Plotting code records
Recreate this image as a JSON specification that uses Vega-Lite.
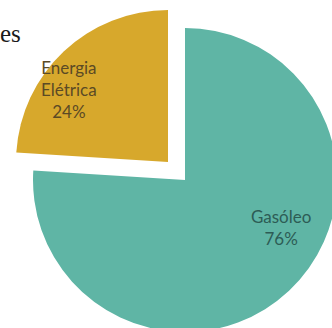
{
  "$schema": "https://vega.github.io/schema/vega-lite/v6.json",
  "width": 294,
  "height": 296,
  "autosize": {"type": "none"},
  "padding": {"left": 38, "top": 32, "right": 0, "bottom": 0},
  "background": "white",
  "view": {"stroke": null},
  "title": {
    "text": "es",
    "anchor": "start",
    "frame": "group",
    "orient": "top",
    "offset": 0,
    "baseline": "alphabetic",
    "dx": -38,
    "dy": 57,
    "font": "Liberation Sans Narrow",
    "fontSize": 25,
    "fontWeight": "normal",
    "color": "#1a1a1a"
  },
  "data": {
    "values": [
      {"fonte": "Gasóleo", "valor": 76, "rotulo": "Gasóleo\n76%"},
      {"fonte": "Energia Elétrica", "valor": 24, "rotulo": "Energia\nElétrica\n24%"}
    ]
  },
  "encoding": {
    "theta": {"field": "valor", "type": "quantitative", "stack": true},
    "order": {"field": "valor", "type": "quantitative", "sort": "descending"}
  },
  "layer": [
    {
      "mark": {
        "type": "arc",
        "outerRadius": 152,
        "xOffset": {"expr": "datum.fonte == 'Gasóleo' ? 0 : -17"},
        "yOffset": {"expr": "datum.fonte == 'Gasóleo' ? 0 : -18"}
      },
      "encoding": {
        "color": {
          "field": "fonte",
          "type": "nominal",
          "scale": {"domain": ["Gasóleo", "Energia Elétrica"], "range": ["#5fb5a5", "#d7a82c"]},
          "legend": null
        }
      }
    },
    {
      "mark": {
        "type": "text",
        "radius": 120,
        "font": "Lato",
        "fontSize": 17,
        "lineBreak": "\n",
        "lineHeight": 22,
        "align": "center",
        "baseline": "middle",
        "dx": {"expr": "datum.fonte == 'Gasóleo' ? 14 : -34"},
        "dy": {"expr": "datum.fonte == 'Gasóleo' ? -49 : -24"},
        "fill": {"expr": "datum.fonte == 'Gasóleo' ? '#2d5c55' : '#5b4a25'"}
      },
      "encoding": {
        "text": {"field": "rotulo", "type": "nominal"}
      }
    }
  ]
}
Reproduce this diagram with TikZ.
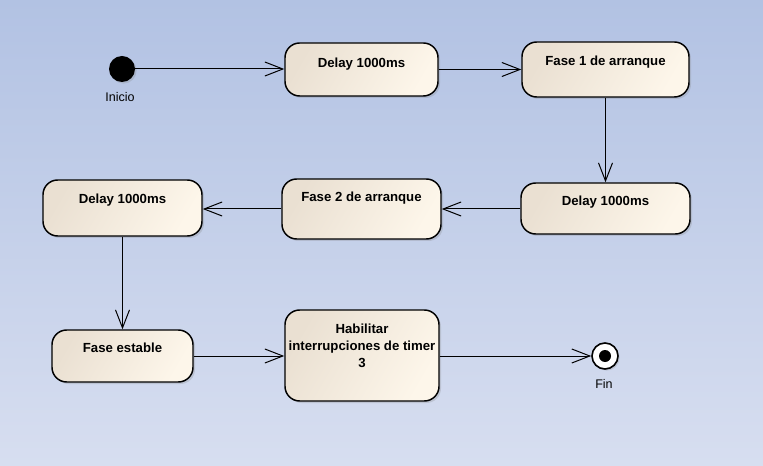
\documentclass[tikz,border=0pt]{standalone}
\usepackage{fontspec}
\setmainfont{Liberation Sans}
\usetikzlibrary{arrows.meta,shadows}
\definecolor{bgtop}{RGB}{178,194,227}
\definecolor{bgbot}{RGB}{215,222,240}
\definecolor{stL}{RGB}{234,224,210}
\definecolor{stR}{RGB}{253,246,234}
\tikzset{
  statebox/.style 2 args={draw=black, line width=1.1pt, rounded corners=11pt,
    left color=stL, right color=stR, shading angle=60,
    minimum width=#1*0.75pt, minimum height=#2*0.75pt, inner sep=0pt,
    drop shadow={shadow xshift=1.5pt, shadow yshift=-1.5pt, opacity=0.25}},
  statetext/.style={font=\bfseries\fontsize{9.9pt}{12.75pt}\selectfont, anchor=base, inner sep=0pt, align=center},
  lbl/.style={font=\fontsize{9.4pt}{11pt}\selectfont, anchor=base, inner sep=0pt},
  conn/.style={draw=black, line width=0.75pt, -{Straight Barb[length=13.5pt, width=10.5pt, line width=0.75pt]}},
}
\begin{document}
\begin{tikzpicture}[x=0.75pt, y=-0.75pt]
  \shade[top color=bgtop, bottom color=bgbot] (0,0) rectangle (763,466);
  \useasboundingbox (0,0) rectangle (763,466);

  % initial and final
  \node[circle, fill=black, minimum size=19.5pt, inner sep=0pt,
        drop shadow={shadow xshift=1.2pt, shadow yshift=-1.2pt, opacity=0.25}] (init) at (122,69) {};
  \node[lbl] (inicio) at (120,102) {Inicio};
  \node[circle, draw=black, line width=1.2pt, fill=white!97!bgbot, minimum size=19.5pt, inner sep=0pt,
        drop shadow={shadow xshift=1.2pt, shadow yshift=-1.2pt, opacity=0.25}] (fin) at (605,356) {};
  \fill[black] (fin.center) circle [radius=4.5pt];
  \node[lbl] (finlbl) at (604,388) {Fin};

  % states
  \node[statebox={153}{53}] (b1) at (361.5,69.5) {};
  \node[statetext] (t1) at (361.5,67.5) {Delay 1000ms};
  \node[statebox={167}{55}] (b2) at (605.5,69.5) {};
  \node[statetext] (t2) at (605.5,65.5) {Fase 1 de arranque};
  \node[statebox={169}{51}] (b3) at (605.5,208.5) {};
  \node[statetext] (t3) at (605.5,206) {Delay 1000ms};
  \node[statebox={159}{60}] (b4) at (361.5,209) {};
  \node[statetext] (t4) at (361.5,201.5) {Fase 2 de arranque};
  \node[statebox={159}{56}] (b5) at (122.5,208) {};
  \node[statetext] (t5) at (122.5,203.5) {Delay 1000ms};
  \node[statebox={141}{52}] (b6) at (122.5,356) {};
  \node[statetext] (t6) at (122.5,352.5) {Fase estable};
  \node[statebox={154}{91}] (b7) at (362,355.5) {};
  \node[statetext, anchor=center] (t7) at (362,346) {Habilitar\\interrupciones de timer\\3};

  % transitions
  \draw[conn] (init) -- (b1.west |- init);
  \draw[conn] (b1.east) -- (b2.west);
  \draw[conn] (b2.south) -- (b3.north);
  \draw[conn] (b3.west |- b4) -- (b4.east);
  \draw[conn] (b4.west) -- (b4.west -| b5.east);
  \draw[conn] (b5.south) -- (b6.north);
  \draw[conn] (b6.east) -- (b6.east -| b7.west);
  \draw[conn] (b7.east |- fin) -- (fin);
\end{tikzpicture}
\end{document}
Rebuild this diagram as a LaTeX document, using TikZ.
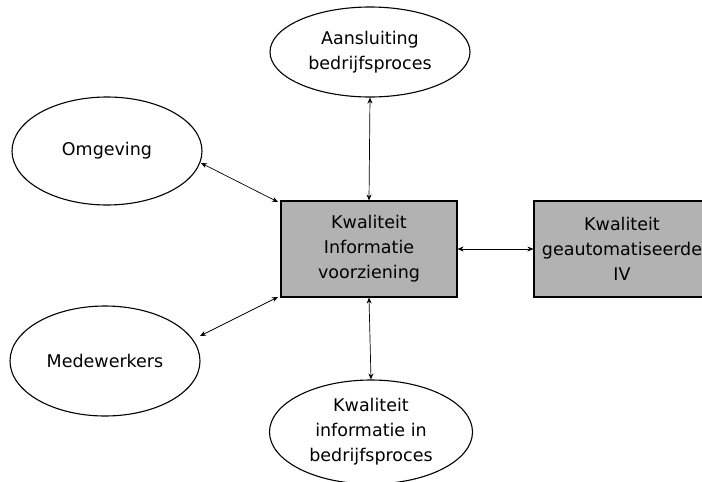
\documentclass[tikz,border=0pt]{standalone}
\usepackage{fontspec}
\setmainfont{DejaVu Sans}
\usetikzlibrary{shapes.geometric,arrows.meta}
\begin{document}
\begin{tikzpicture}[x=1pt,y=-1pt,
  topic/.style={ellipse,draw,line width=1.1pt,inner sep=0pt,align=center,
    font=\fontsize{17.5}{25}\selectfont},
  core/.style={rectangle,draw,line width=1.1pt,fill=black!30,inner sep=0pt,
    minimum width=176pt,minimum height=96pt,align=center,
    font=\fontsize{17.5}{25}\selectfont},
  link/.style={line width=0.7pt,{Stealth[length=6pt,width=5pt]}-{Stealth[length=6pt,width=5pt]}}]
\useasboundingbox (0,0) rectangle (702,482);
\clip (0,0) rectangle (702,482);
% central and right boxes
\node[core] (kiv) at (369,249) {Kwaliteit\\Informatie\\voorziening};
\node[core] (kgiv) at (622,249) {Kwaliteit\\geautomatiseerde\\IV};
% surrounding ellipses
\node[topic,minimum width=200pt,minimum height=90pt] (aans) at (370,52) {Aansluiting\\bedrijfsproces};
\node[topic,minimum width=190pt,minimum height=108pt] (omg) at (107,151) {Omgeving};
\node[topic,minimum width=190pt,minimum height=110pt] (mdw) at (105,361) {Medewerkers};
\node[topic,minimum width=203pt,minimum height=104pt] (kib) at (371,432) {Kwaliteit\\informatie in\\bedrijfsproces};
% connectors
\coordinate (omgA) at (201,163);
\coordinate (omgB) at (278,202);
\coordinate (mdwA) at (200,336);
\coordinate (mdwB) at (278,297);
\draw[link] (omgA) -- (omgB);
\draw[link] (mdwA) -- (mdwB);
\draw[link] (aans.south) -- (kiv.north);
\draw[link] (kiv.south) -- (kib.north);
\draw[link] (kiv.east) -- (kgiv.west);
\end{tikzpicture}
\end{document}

==

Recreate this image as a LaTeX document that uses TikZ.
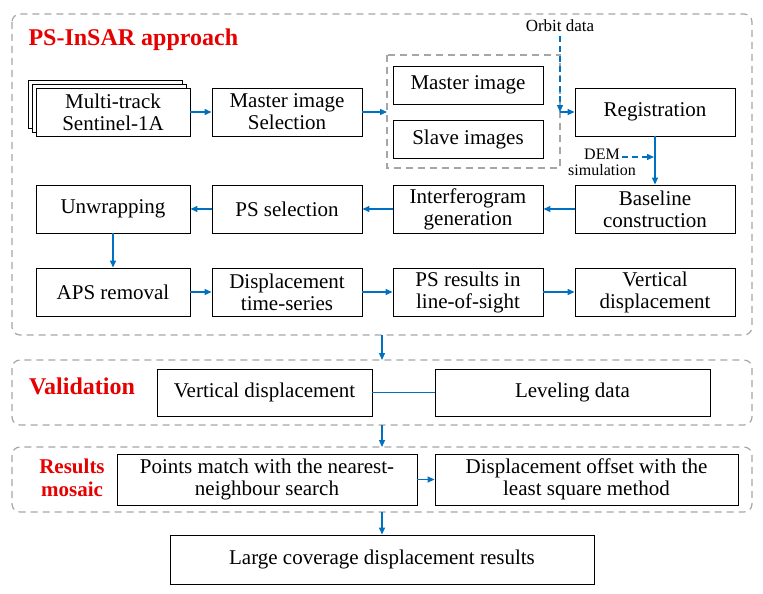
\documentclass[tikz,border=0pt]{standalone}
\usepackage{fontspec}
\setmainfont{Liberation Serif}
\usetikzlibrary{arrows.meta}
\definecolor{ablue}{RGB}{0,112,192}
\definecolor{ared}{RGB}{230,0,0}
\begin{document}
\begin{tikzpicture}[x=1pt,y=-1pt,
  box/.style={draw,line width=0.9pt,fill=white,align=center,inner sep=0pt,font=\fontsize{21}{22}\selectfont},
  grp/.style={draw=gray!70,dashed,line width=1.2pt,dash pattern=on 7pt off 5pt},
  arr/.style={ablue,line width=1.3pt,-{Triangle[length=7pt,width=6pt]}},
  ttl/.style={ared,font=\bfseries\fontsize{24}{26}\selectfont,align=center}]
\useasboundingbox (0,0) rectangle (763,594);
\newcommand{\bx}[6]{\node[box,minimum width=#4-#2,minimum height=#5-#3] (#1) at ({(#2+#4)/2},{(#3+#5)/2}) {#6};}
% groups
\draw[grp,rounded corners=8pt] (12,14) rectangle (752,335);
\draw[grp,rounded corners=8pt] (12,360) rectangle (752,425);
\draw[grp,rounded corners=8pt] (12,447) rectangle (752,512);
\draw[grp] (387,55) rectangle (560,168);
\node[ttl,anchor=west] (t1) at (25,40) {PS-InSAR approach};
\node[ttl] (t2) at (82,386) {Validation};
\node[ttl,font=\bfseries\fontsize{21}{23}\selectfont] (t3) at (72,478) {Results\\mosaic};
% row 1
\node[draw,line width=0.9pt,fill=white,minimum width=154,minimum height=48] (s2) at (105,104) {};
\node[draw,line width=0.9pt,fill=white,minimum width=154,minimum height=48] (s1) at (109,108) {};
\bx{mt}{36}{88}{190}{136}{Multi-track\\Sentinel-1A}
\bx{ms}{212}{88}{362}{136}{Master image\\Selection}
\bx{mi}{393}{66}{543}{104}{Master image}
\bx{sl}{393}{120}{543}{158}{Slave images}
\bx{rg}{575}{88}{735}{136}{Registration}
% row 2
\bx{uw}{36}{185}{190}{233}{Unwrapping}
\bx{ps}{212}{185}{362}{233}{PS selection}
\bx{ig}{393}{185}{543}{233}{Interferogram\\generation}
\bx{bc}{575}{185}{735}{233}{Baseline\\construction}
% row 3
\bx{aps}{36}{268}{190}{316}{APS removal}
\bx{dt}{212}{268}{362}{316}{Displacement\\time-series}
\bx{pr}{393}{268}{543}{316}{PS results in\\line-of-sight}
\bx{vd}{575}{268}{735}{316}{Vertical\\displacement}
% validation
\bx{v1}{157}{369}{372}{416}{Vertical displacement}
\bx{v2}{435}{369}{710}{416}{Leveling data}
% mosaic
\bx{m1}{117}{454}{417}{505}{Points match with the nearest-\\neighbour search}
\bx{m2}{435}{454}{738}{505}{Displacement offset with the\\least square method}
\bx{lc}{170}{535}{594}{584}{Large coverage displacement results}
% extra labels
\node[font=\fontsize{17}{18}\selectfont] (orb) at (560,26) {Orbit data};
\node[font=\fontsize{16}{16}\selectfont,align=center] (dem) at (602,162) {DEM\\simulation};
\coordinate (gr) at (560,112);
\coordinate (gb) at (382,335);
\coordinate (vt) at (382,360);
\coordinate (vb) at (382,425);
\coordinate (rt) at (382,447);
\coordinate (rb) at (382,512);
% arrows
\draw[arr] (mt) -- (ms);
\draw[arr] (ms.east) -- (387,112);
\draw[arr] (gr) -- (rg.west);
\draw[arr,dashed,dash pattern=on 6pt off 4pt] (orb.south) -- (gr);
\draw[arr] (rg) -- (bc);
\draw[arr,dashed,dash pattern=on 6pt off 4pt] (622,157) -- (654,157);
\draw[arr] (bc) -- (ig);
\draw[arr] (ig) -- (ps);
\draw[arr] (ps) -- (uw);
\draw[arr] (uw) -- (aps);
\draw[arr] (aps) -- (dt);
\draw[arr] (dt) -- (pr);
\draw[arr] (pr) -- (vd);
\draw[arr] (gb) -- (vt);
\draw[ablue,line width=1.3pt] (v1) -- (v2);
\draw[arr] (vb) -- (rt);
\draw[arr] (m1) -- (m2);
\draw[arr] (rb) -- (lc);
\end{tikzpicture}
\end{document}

---

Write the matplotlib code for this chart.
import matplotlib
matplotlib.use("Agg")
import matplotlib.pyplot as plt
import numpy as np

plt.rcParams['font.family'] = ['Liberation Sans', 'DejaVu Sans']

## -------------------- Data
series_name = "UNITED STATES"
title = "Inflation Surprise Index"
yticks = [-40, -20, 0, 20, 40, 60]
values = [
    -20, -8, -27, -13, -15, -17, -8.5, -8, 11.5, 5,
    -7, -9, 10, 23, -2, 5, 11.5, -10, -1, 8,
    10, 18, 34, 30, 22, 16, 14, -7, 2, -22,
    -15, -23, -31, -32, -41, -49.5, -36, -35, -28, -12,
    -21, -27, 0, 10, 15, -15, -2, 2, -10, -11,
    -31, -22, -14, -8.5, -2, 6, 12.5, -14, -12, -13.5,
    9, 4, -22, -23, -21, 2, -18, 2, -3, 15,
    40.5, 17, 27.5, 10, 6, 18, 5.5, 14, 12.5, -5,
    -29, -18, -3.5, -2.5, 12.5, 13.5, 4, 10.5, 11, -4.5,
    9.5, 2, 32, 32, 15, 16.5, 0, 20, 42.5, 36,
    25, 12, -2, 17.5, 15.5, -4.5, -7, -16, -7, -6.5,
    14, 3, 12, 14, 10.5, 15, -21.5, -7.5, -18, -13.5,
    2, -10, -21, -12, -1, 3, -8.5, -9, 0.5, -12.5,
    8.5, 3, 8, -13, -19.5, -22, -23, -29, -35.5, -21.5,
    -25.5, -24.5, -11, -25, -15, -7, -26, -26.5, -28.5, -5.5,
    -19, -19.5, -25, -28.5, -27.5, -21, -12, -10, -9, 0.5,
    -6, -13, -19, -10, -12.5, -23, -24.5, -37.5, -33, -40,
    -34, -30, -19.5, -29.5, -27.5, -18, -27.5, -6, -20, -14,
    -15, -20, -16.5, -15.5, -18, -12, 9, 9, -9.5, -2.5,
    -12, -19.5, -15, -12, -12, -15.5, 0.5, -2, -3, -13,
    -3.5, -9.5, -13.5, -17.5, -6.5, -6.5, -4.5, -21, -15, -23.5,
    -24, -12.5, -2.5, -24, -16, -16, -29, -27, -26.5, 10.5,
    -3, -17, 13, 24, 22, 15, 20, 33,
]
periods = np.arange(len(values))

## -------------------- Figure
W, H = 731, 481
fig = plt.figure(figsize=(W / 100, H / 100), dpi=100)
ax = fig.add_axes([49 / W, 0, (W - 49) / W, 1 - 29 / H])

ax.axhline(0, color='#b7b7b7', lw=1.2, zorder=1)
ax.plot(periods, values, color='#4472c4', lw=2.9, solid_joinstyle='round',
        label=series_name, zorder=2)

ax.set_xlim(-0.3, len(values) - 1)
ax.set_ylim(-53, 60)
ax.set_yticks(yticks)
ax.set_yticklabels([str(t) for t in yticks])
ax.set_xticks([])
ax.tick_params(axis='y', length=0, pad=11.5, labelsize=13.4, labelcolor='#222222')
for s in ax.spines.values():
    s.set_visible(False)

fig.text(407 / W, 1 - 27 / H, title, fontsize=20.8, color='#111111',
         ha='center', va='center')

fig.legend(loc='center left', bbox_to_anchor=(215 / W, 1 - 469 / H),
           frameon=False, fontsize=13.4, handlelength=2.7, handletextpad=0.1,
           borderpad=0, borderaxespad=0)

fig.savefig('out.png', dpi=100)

Task goal » Among the lines of the data above, determine how many contain the word "with". Report the number alone.

Exercise result » 3